| What is asked |
Please reproduce the lines of the records below from the one holding "Reproduce this diagram with TikZ." through the one holding "width=200pt, minimum height=200pt]", inclusive, skipping all pictures.

| Exercise inputs |
■ ■ ■
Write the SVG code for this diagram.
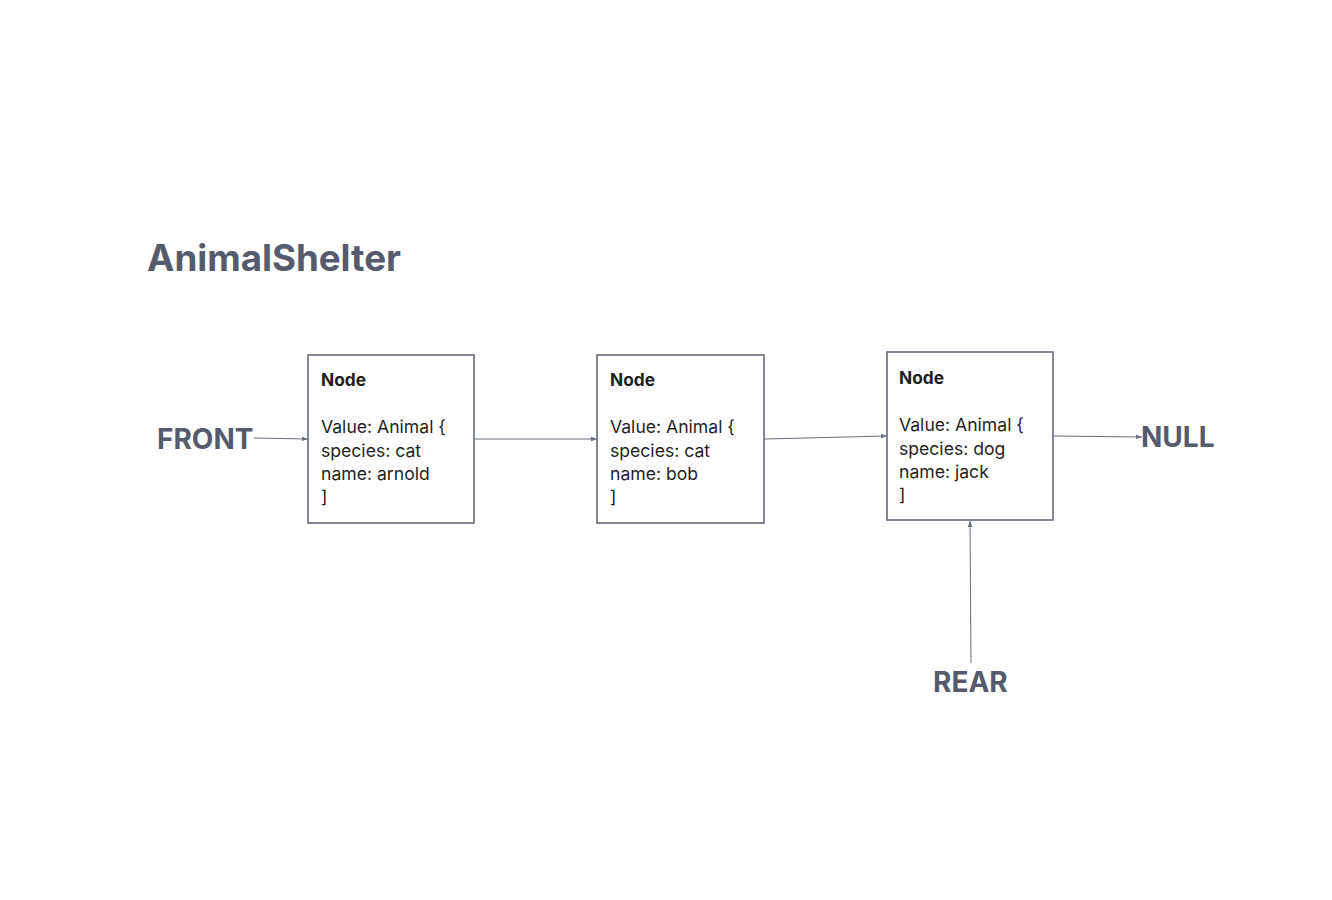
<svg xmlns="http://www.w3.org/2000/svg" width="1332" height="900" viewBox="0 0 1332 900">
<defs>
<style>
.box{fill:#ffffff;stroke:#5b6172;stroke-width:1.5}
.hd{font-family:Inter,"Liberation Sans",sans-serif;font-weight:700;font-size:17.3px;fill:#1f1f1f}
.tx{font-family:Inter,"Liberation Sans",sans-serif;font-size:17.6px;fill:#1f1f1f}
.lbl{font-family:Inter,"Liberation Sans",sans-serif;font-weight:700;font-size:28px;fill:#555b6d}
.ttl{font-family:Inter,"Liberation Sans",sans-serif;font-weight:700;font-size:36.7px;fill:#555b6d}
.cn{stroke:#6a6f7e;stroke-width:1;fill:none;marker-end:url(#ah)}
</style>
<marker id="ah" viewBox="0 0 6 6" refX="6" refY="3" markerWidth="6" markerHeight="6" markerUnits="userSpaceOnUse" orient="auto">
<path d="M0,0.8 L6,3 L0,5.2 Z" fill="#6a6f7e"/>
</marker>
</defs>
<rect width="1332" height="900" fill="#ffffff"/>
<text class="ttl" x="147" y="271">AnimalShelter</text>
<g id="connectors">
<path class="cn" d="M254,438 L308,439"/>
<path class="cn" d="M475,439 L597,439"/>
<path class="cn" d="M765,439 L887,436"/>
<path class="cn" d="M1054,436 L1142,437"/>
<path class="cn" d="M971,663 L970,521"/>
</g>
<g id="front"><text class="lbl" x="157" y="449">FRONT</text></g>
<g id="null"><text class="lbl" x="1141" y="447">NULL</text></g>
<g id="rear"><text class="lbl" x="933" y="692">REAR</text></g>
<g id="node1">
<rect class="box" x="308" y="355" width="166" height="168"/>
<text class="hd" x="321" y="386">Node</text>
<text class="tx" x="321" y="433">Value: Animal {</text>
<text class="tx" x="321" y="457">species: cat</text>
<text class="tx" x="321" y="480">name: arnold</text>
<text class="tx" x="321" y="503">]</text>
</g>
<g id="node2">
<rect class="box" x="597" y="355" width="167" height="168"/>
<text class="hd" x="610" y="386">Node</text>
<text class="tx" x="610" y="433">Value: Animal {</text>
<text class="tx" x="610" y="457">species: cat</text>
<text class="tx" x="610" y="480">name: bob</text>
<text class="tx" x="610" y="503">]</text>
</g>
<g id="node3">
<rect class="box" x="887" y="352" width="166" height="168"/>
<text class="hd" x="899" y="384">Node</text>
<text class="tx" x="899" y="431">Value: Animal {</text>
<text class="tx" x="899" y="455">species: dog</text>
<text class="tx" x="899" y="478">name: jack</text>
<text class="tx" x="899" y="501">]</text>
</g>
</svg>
■ ■ ■
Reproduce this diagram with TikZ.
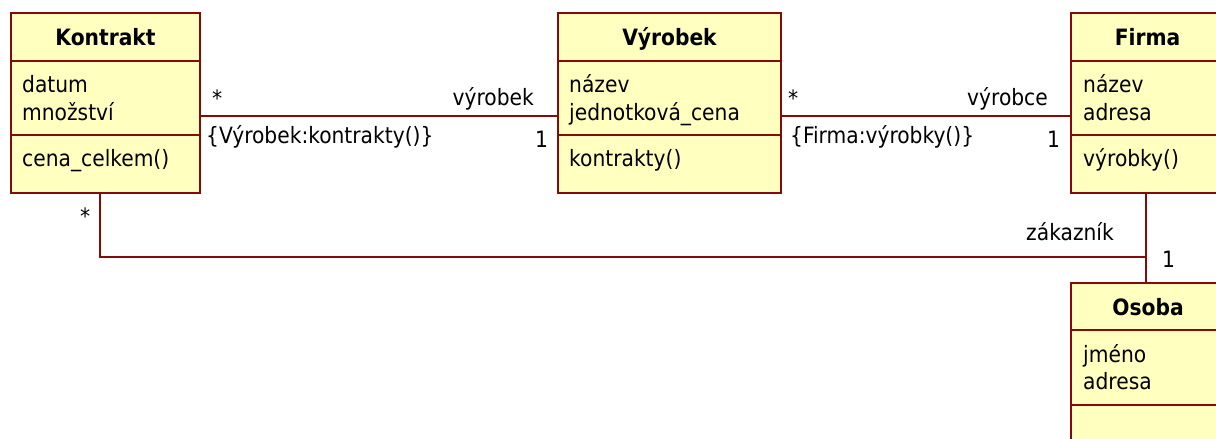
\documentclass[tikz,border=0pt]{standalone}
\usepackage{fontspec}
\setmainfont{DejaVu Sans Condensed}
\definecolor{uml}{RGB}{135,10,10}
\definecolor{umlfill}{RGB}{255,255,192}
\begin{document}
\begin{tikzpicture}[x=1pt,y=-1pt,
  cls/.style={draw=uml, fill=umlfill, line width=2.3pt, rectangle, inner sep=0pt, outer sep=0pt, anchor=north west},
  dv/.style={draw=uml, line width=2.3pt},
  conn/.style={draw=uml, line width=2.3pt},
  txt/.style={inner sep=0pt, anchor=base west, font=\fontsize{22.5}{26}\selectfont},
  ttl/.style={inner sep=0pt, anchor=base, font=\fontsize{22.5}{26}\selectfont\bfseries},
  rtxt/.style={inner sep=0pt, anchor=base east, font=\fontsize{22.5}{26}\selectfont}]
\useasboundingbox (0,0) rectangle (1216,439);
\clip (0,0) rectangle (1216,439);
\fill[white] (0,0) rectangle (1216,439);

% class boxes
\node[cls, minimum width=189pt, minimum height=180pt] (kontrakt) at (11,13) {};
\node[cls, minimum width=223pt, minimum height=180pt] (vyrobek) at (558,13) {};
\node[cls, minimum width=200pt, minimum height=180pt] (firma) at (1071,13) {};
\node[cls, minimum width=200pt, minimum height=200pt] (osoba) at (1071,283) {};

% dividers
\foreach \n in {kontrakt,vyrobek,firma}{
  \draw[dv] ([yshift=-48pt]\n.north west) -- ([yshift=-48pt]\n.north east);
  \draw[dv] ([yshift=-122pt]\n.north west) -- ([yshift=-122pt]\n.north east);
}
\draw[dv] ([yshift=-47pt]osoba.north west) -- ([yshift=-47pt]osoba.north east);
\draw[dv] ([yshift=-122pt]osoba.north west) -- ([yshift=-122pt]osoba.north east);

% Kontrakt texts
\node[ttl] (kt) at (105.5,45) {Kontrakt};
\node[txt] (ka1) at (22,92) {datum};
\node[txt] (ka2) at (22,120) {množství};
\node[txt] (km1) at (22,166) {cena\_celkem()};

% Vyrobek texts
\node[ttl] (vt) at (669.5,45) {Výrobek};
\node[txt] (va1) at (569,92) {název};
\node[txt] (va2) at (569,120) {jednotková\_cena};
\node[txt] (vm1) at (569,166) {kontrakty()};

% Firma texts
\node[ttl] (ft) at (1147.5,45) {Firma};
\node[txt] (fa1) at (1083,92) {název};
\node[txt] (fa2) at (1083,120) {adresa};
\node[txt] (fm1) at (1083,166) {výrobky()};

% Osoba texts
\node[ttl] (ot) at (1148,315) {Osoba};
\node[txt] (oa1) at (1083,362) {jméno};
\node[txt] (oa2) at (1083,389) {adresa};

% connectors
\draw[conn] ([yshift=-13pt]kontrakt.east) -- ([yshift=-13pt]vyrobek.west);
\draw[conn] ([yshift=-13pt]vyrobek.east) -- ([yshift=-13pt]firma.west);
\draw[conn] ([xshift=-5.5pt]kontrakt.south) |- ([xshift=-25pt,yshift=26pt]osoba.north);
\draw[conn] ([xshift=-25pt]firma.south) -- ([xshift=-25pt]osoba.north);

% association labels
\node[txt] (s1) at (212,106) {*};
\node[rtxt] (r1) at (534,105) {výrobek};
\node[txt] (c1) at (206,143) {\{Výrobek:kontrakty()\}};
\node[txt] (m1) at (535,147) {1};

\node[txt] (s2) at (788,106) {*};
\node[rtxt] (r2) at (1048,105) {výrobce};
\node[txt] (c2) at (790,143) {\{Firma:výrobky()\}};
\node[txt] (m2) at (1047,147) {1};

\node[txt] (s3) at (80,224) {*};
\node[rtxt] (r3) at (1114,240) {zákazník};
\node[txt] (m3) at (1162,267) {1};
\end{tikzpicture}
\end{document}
■ ■ ■
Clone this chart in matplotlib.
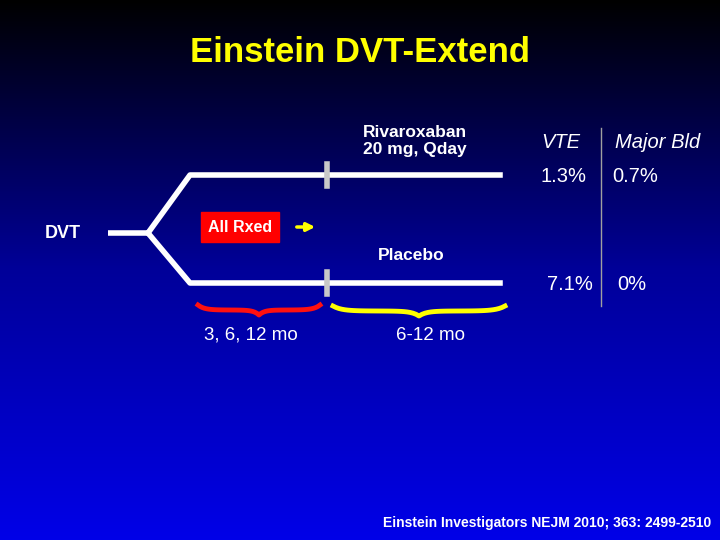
■ ■ ■
| Answer to this problem |
Reproduce this diagram with TikZ.
\documentclass[tikz,border=0pt]{standalone}
\usepackage{fontspec}
\setmainfont{DejaVu Sans Condensed}
\definecolor{uml}{RGB}{135,10,10}
\definecolor{umlfill}{RGB}{255,255,192}
\begin{document}
\begin{tikzpicture}[x=1pt,y=-1pt,
  cls/.style={draw=uml, fill=umlfill, line width=2.3pt, rectangle, inner sep=0pt, outer sep=0pt, anchor=north west},
  dv/.style={draw=uml, line width=2.3pt},
  conn/.style={draw=uml, line width=2.3pt},
  txt/.style={inner sep=0pt, anchor=base west, font=\fontsize{22.5}{26}\selectfont},
  ttl/.style={inner sep=0pt, anchor=base, font=\fontsize{22.5}{26}\selectfont\bfseries},
  rtxt/.style={inner sep=0pt, anchor=base east, font=\fontsize{22.5}{26}\selectfont}]
\useasboundingbox (0,0) rectangle (1216,439);
\clip (0,0) rectangle (1216,439);
\fill[white] (0,0) rectangle (1216,439);

% class boxes
\node[cls, minimum width=189pt, minimum height=180pt] (kontrakt) at (11,13) {};
\node[cls, minimum width=223pt, minimum height=180pt] (vyrobek) at (558,13) {};
\node[cls, minimum width=200pt, minimum height=180pt] (firma) at (1071,13) {};
\node[cls, minimum width=200pt, minimum height=200pt] (osoba) at (1071,283) {};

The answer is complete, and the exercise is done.